If the header is not found (hdr-path is absent), then the
  IMPORT response should cause the compiler to issue the usual
  "header not found" diagnostics. In this case the bmi field is ignored
  and can be omitted.
The last form is used to import header units that cannot be re-searched.
  For example, this form of the IMPORT request is issued for
  include directives that have been translated to import (see below).
3.1.2 INCLUDE
  > INCLUDE <hdr-name>
  [hdr-path]
  
  > INCLUDE "hdr-name" [hdr-path]
  
  > INCLUDE 'hdr-name' hdr-path
  
  
     < SEARCH
  
     < INCLUDE
  
     < IMPORT [bmi]
  
     < ERROR msg
The first two forms of the INCLUDE request are analogous to
  the corresponding IMPORT forms. The INCLUDE
  response signals that the header should be textually included while the
  IMPORT response signals that it should be translated to an
  import. The IMPORT response may optionally specify the BMI. If
  the BMI is omitted then the compiler should issue a separate
  IMPORT request.
Replying with just IMPORT could be useful if, for example,
  the mapping is split between dynamic and static mappers.
Similar to IMPORT, if the header is not found
  (hdr-path is absent), then the INCLUDE or
  IMPORT response should cause the compiler to issue the usual
  "header not found" diagnostics. In this case the bmi field in the
  IMPORT response is ignored and can be omitted.
The last form is used to include headers that can neither be re-searched nor translated.
3.2 Static Mapper
The static mapper specifies one module or header to BMI mapping per line in the following form:
[prefix] mod-name bmi
  
  [prefix] 'hdr-path' bmi
  
  [prefix] !'hdr-path' [bmi]
Note that the same format is used both to provide the input mapping for imported modules/headers as well as the output mapping for writing a module/header BMI.
A line prefix may be specified in an implementation-defined manner (for example, as part of the command line option that specifies the mapper file). If specified, then only lines that begin with such a prefix are considered (the prefix itself is ignored). Leading (after the line prefix, if any) and trailing whitespaces as well as blank lines are ignored.
Specifying the line prefix is supported by GCC but this functionality is not described in P1184.
The line prefix allows reusing existing files, such as the venerable
  .d file, for storing the module mapping information.
The last form (with the leading !) is used to signal
  that including this header should be translated to an import.

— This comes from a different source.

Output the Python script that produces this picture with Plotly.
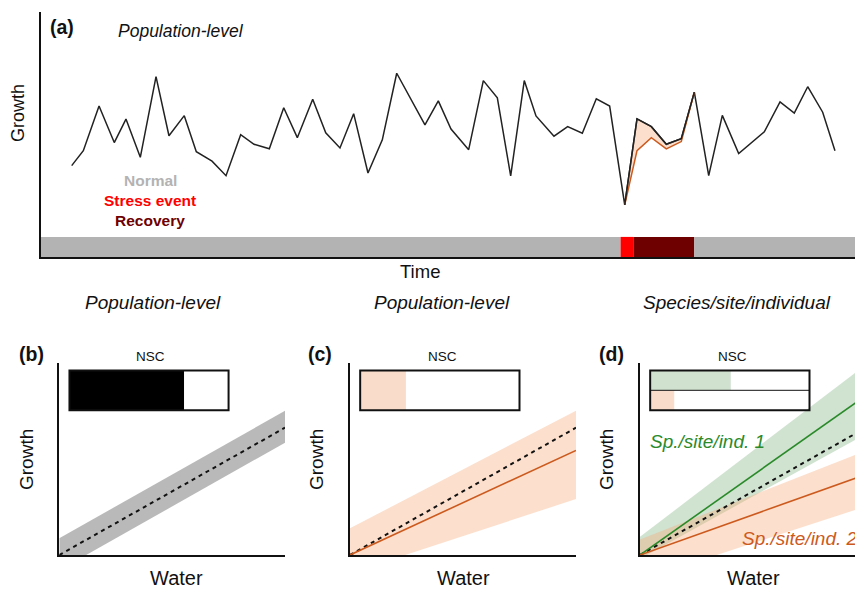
import plotly.graph_objects as go

W, H = 855, 592

# ---------------- Panel (a) data ----------------
time = [3.77, 5.20, 7.13, 9.00, 10.44, 12.20, 14.13, 15.72, 17.60, 19.08,
        21.01, 22.73, 24.53, 26.17, 28.05, 29.82, 31.49, 33.38, 34.98, 36.73,
        38.41, 40.17, 41.93, 43.70, 47.17, 48.81, 50.37, 52.54, 54.34, 56.06,
        57.70, 59.37, 60.81, 63.02, 64.70, 66.50, 68.22, 69.86, 71.71, 73.22,
        74.98, 76.82, 78.66, 80.26, 82.03, 83.70, 85.71, 87.22, 88.86, 90.79,
        92.54, 94.19, 96.03, 97.54]
growth = [37.3, 43.4, 61.6, 46.7, 56.3, 40.7, 73.6, 49.5, 57.7, 43.0,
          39.1, 33.2, 49.9, 46.0, 44.2, 60.9, 48.7, 64.4, 50.7, 44.5,
          58.5, 34.3, 47.8, 75.0, 53.9, 63.7, 52.2, 43.8, 72.0, 65.0,
          33.1, 72.0, 57.6, 49.3, 53.2, 50.5, 64.6, 61.6, 21.3, 56.4,
          53.2, 46.0, 48.3, 67.3, 33.2, 57.8, 42.2, 46.5, 51.1, 63.3,
          58.7, 69.5, 59.1, 43.4]
stress_time = [71.71, 73.22, 74.98, 76.82, 78.66, 80.26]
stress_expected = [21.3, 56.4, 53.2, 46.0, 48.3, 67.3]
stress_growth = [21.3, 43.4, 48.7, 44.1, 47.1, 67.3]

period_labels = ["Normal", "Stress event", "Recovery", "Normal"]
period_start = [0.0, 71.2, 72.77, 80.26]
period_end = [71.2, 72.77, 80.26, 100.0]
bar_height = 8.2

# ---------------- Panels (b)-(d) data ----------------
water = [0.0, 1.0]
reference = [0.0, 0.662]
b_upper = [0.087, 0.750]
b_lower = [-0.079, 0.584]
c_mean = [0.0, 0.544]
c_upper = [0.139, 0.750]
c_lower = [-0.094, 0.291]
d1_mean = [0.0, 0.83]
d1_upper = [0.095, 0.99]
d1_lower = [-0.02, 0.63]
d2_mean = [0.0, 0.419]
d2_upper = [0.08, 0.543]
d2_lower = [-0.13, 0.253]
nsc_b = 0.72
nsc_c = 0.287
nsc_d1 = 0.506
nsc_d2 = 0.151

# ---------------- styles ----------------
FONT = "Liberation Sans, Arial, sans-serif"
PERIOD_COLORS = {"Normal": "#b3b3b3", "Stress event": "#ff0000", "Recovery": "#6e0000"}
PEACH = "rgba(246,170,120,0.38)"
ORANGE = "#cc5a1e"
GREEN = "#2a8a2a"
GREEN_BAND = "rgba(100,160,100,0.3)"
GRAY_BAND = "#b9b9b9"
DOT = "4px,4px"


def px(x):
    return x / W


def py(y):
    return 1 - y / H


fig = go.Figure()

# Panel (a)
fig.add_trace(go.Scatter(x=time, y=growth, mode="lines",
                         line=dict(color="#222", width=1.5), xaxis="x", yaxis="y",
                         showlegend=False, hoverinfo="skip"))
fig.add_trace(go.Scatter(x=stress_time, y=stress_expected, mode="lines",
                         line=dict(color="rgba(0,0,0,0)", width=0), xaxis="x", yaxis="y",
                         showlegend=False, hoverinfo="skip"))
fig.add_trace(go.Scatter(x=stress_time, y=stress_growth, mode="lines",
                         line=dict(color=ORANGE, width=1.5), fill="tonexty", fillcolor=PEACH,
                         xaxis="x", yaxis="y", showlegend=False, hoverinfo="skip"))
# redraw black segment on top
fig.add_trace(go.Scatter(x=stress_time, y=stress_expected, mode="lines",
                         line=dict(color="#222", width=1.5), xaxis="x", yaxis="y",
                         showlegend=False, hoverinfo="skip"))


def band(ax, ay, lower, upper, color):
    fig.add_trace(go.Scatter(x=water, y=lower, mode="lines", line=dict(width=0, color="rgba(0,0,0,0)"),
                             xaxis=ax, yaxis=ay, showlegend=False, hoverinfo="skip"))
    fig.add_trace(go.Scatter(x=water, y=upper, mode="lines", line=dict(width=0, color="rgba(0,0,0,0)"),
                             fill="tonexty", fillcolor=color,
                             xaxis=ax, yaxis=ay, showlegend=False, hoverinfo="skip"))


def line(ax, ay, yv, color, dash=None, width=1.6):
    fig.add_trace(go.Scatter(x=water, y=yv, mode="lines",
                             line=dict(color=color, width=width, dash=dash),
                             xaxis=ax, yaxis=ay, showlegend=False, hoverinfo="skip"))


# Panel (b)
band("x2", "y2", b_lower, b_upper, GRAY_BAND)
line("x2", "y2", reference, "#111", DOT, 2)
# Panel (c)
band("x3", "y3", c_lower, c_upper, PEACH)
line("x3", "y3", reference, "#111", DOT, 2)
line("x3", "y3", c_mean, ORANGE)
# Panel (d)
band("x4", "y4", d1_lower, d1_upper, GREEN_BAND)
band("x4", "y4", d2_lower, d2_upper, PEACH)
line("x4", "y4", reference, "#111", DOT, 2)
line("x4", "y4", d1_mean, GREEN)
line("x4", "y4", d2_mean, ORANGE)

shapes = []
for lab, s, e in zip(period_labels, period_start, period_end):
    shapes.append(dict(type="rect", xref="x", yref="y", x0=s, x1=e, y0=0, y1=bar_height,
                       fillcolor=PERIOD_COLORS[lab], line=dict(width=0), layer="below"))

BX0, BX1, BY0, BY1 = 0.045, 0.75, 0.753, 0.96


def nsc_box(ax, ay, fracs, colors):
    n = len(fracs)
    hgt = (BY1 - BY0) / n
    for i, (f, c) in enumerate(zip(fracs, colors)):
        y1 = BY1 - i * hgt
        y0 = y1 - hgt
        shapes.append(dict(type="rect", xref=ax, yref=ay, x0=BX0, x1=BX0 + f * (BX1 - BX0),
                           y0=y0, y1=y1, fillcolor=c, line=dict(width=0), layer="above"))
        if i > 0:
            shapes.append(dict(type="line", xref=ax, yref=ay, x0=BX0, x1=BX1, y0=y1, y1=y1,
                               line=dict(color="#111", width=1), layer="above"))
    shapes.append(dict(type="rect", xref=ax, yref=ay, x0=BX0, x1=BX1, y0=BY0, y1=BY1,
                       fillcolor="rgba(0,0,0,0)", line=dict(color="#111", width=2), layer="above"))


nsc_box("x2", "y2", [nsc_b], ["#000000"])
nsc_box("x3", "y3", [nsc_c], ["#fadcca"])
nsc_box("x4", "y4", [nsc_d1, nsc_d2], ["#d0e1d0", "#fadcca"])

ann = []


def text(x, y, s, size, color="#111", bold=False, italic=False, angle=0, anchor="center"):
    t = s
    if bold:
        t = "<b>" + t + "</b>"
    if italic:
        t = "<i>" + t + "</i>"
    ann.append(dict(x=px(x), y=py(y), xref="paper", yref="paper", text=t, showarrow=False,
                    textangle=angle, xanchor=anchor, yanchor="middle",
                    font=dict(family=FONT, size=size, color=color)))


text(62, 27, "(a)", 19.5, bold=True)
text(181, 31, "Population-level", 17.5, italic=True)
text(18, 113, "Growth", 18, angle=-90)
text(420, 271, "Time", 18.5)
text(150, 180, "Normal", 15.5, color=PERIOD_COLORS["Normal"], bold=True)
text(150, 201, "Stress event", 15.5, color=PERIOD_COLORS["Stress event"], bold=True)
text(150, 221, "Recovery", 15.5, color=PERIOD_COLORS["Recovery"], bold=True)

text(153, 302, "Population-level", 19, italic=True)
text(442, 302, "Population-level", 19, italic=True)
text(737, 302, "Species/site/individual", 19, italic=True)

for lab, lx, gx, wx, nx in [("(b)", 31, 27, 176, 150), ("(c)", 320, 317, 463, 442),
                            ("(d)", 611, 607, 753, 732)]:
    text(lx, 354, lab, 19.5, bold=True)
    text(gx, 460, "Growth", 19, angle=-90)
    text(wx, 578, "Water", 20)
    text(nx, 356, "NSC", 13.5)

text(648, 441, "Sp./site/ind. 1", 19, color=GREEN, italic=True, anchor="left")
text(740, 538, "Sp./site/ind. 2", 19, color=ORANGE, italic=True, anchor="left")


def axis(domain, rng):
    return dict(domain=domain, range=rng, showline=True, linecolor="#111", linewidth=2,
                showgrid=False, zeroline=False, showticklabels=False, ticks="", fixedrange=True)


xa = axis([px(41), 1], [0, 100])
ya = axis([py(257), py(12)], [0, 100])
yb = [py(555), py(362.7)]

layout = dict(
    width=W, height=H, autosize=False,
    margin=dict(l=0, r=0, t=0, b=0),
    paper_bgcolor="white", plot_bgcolor="rgba(0,0,0,0)",
    xaxis=xa, yaxis=ya,
    xaxis2=axis([px(59.3), px(285)], [0, 1]), yaxis2=axis(yb, [0, 1]),
    xaxis3=axis([px(350), px(576)], [0, 1]), yaxis3=axis(yb, [0, 1]),
    xaxis4=axis([px(640), 1], [0, 215 / 226]), yaxis4=axis(yb, [0, 1]),
    shapes=shapes, annotations=ann, showlegend=False,
)
layout["xaxis"]["anchor"] = "y"
layout["yaxis"]["anchor"] = "x"
for i in (2, 3, 4):
    layout[f"xaxis{i}"]["anchor"] = f"y{i}"
    layout[f"yaxis{i}"]["anchor"] = f"x{i}"

fig.update_layout(**layout)
fig.write_html("out.html", config={"displayModeBar": False},
               post_script="document.body.style.margin='0';document.body.style.overflow='hidden';")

In this form
  specifying the BMI is optional.
It may be desirable to allow separating the specification of header to BMI mapping and include translation, for example, in different mapper files. At the same time we expect it to be common for these specifications to be combined.
4 Questions and Answers
4.1 Is there implementation experience?
Yes, an implementation is available in the boris/c++-modules-ex
  GCC branch.
4.2 Is there usage experience?
Yes, the build2 build
  system implements support for modules and header units (including
  include translation) in GCC using this generalized mapper.
5 Acknowledgments
This work is based on Nathan Sidwell's P1184 and module mapper implementation in GCC. The module mapper idea was originally conceived (according to P1184) in a discussion between Nathan Sidwell, Richard Smith, and David Blaikie.